The causes above — form submissions, enrichment tools, Salesforce sync, imports, manual entry — continue operating after a cleanup. Without an ongoing deduplication process running in the background, the count starts climbing again within weeks.
The most effective approach is automated deduplication that runs continuously: detecting new duplicates as records are created or updated, and merging them against your defined rules without requiring manual intervention. That is what keeps a cleaned portal clean.
Duplicates do not have a single cause. They have several, all running simultaneously, all adding to the count at different rates. The ones worth focusing on first are the high-volume, continuous sources — enrichment tools, Salesforce sync, form submissions — because those are the ones that will refill a cleaned portal fastest if they are not addressed.
FAQ
What is the most common cause of duplicate contacts in HubSpot?
Imports and form submissions using different email addresses are the most common cause in most portals. The same person submits forms over time using different emails — personal, work, role-based — and HubSpot creates a new record each time rather than updating the existing one.
Does HubSpot prevent duplicates from being created?
HubSpot checks for exact email matches when a new contact is created via form submission or API, and will update an existing record if the email matches exactly. It does not check for fuzzy matches (name similarity, phone number, company name) which is where most duplication occurs in practice.
Why do I have duplicate companies in HubSpot but not duplicate contacts?
Company records in HubSpot have no single unique identifier equivalent to a contact's email address, which makes automatic deduplication harder. Companies are often created by integrations and enrichment tools using company name or domain, and slight variations — "Acme Inc" vs "Acme" vs "Acme Corporation" — all create separate records.

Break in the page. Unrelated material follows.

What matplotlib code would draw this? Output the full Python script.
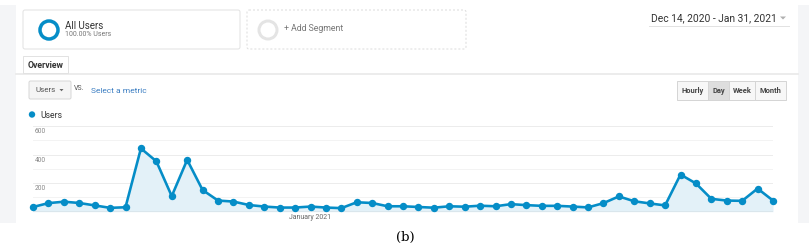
import matplotlib
matplotlib.use('Agg')
import matplotlib.pyplot as plt
from matplotlib.patches import FancyBboxPatch, Rectangle, Circle, Polygon
import pandas as pd

plt.rcParams['font.family'] = ['Roboto', 'DejaVu Sans']

# ---------------- data ----------------
start_date = '2020-12-14'
end_date = '2021-01-31'
users = [33, 60, 70, 61, 44, 27, 31, 443, 353, 109, 363, 152, 78,
         71, 47, 36, 29, 29, 36, 29, 25, 66, 61, 38, 38, 33, 28,
         38, 35, 42, 38, 53, 46, 41, 41, 36, 30, 60, 107, 73, 58,
         44, 260, 198, 90, 78, 76, 162, 78]
y_ticks = [200, 400, 600]
grid_levels = [100, 200, 300, 400, 500, 600]
x_tick_date = '2021-01-01'
x_tick_label = 'January 2021'
metric = 'Users'
segment = 'All Users'
segment_share = '100.00% Users'
add_segment = '+ Add Segment'
date_range_label = 'Dec 14, 2020 - Jan 31, 2021'
granularities = ['Hourly', 'Day', 'Week', 'Month']
active_granularity = 'Day'
caption = '(b)'

BLUE = '#058dc7'
PX = 0.72  # points per pixel at dpi 100

W, H = 809, 249
fig = plt.figure(figsize=(W / 100, H / 100), dpi=100)
fig.patch.set_facecolor('white')
bg = fig.add_axes([0, 0, 1, 1])
bg.set_xlim(0, W)
bg.set_ylim(H, 0)
bg.axis('off')

# side strips
bg.add_patch(Rectangle((0, 5), 16, 218, fc='#f4f5f7', ec='none'))
bg.add_patch(Rectangle((798, 5), 11, 218, fc='#f4f5f7', ec='none'))

# segment box 1
bg.add_patch(FancyBboxPatch((23, 10), 217, 39, boxstyle='round,pad=0,rounding_size=2',
                            fc='white', ec='#e2e2e2', lw=PX))
bg.add_patch(Circle((49, 30), 9, fill=False, ec=BLUE, lw=3.5 * PX))
bg.text(65, 25.5, segment, fontsize=7, color='#333333', va='center', ha='left')
bg.text(65, 34.5, segment_share, fontsize=5, color='#777777', va='center', ha='left')

# segment box 2
bg.add_patch(FancyBboxPatch((247, 10), 219, 39, boxstyle='round,pad=0,rounding_size=2',
                            fc='white', ec='#dcdcdc', lw=PX, ls=(0, (2, 2))))
bg.add_patch(Circle((268, 30), 9, fill=False, ec='#e4e4e4', lw=3 * PX))
bg.text(284, 28.5, add_segment, fontsize=6.3, color='#777777', va='center', ha='left')

# date range
bg.text(651, 18, date_range_label, fontsize=7.4, color='#333333', va='center', ha='left')
bg.add_patch(Polygon([[780, 16.5], [786, 16.5], [783, 19.5]], closed=True, fc='#b0b0b0', ec='none'))
bg.plot([649, 789], [25.5, 25.5], color='#e2e2e2', lw=PX)

# tab + separator
bg.plot([16, 798], [73.5, 73.5], color='#ececec', lw=2 * PX, zorder=1)
bg.add_patch(Rectangle((23, 56), 45, 17, fc='white', ec='#e2e2e2', lw=PX, zorder=2))
bg.text(28, 65, 'Overview', fontsize=6.3, fontweight='bold', color='#333333',
        va='center', ha='left', zorder=3)

# metric dropdown
bg.add_patch(FancyBboxPatch((29, 81), 42, 18, boxstyle='round,pad=0,rounding_size=1.5',
                            fc='#f5f5f5', ec='#d8d8d8', lw=PX))
bg.text(35.5, 90, metric, fontsize=5.8, color='#555555', va='center', ha='left')
bg.add_patch(Polygon([[59.5, 89], [63.5, 89], [61.5, 91.3]], closed=True, fc='#666666', ec='none'))
bg.text(73.5, 88.5, 'VS.', fontsize=5, color='#555555', va='center', ha='left')
bg.text(91, 90.5, 'Select a metric', fontsize=6, color='#3c7ec2', va='center', ha='left')

# granularity buttons
edges = [676.7, 708, 729, 755, 785.7]
for i, g in enumerate(granularities):
    x0, x1 = edges[i], edges[i + 1]
    fc = '#dedede' if g == active_granularity else '#f7f7f7'
    bg.add_patch(Rectangle((x0, 81), x1 - x0, 19, fc=fc, ec='#d5d5d5', lw=PX))
    bg.text((x0 + x1) / 2, 90.5, g, fontsize=5.4, fontweight='bold', color='#444444',
            va='center', ha='center')

# legend
bg.add_patch(Circle((32, 114.5), 3.2, fc=BLUE, ec='none'))
bg.text(40, 115, metric, fontsize=6.2, color='#333333', va='center', ha='left')

# caption
bg.text(405, 237, caption, fontsize=9.5, family='DejaVu Serif', color='black',
        va='center', ha='center')

# ---------------- chart ----------------
dates = pd.date_range(start_date, end_date, freq='D')
left, right = 33, 773
y0_px, y600_px = 211.7, 126.0
ax = fig.add_axes([left / W, (H - y0_px) / H, (right - left) / W, (y0_px - y600_px) / H])
ax.patch.set_alpha(0)
ax.set_xlim(dates[0], dates[-1])
ax.set_ylim(0, 600)
ax.axis('off')

for v in grid_levels:
    ax.axhline(v, color='#ececec' if v in y_ticks else '#f3f3f3', lw=PX, zorder=0)
ax.axhline(0, color='#8c8c8c', lw=1.2 * PX, zorder=2)

ax.fill_between(dates, users, 0, color='#e3f1f8', zorder=1, lw=0)
ax.plot(dates, users, color=BLUE, lw=2.6 * PX, marker='o', ms=6 * PX,
        clip_on=False, zorder=3)

for v in y_ticks:
    ax.annotate(str(v), xy=(dates[0], v), xytext=(2 * PX, -5.5 * PX),
                textcoords='offset points', fontsize=4.8, color='#888888',
                ha='left', va='center')

ax.annotate(x_tick_label, xy=(pd.Timestamp(x_tick_date), 0), xytext=(0, -6 * PX),
            textcoords='offset points', fontsize=5, color='#666666',
            ha='center', va='center', annotation_clip=False)

fig.savefig('out.png', dpi=100)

How do I know how many duplicates I have?
HubSpot's Manage Duplicates view gives you a floor estimate based on near-exact matching. For a complete picture — including fuzzy matches, integration-created duplicates, and company records — a dedicated deduplication tool will give you a more accurate count across all object types before you commit to a merge.
Can I prevent duplicates from being created by enrichment tools like Apollo or Clay?
You can reduce them by ensuring your enrichment tool checks against a broader set of identifiers before creating records — not just email, but domain, phone number, and company association. The more reliable long-term approach is running automated deduplication in the background to catch and merge new records as they are created, regardless of source.
Will cleaning up duplicates fix my HubSpot reports?
Yes. Duplicate records distort reporting because the same contact or company appears multiple times in lists, segments, and pipeline views. Merging duplicates consolidates the data onto a single record, which makes contact counts, company associations, and deal attribution accurate again.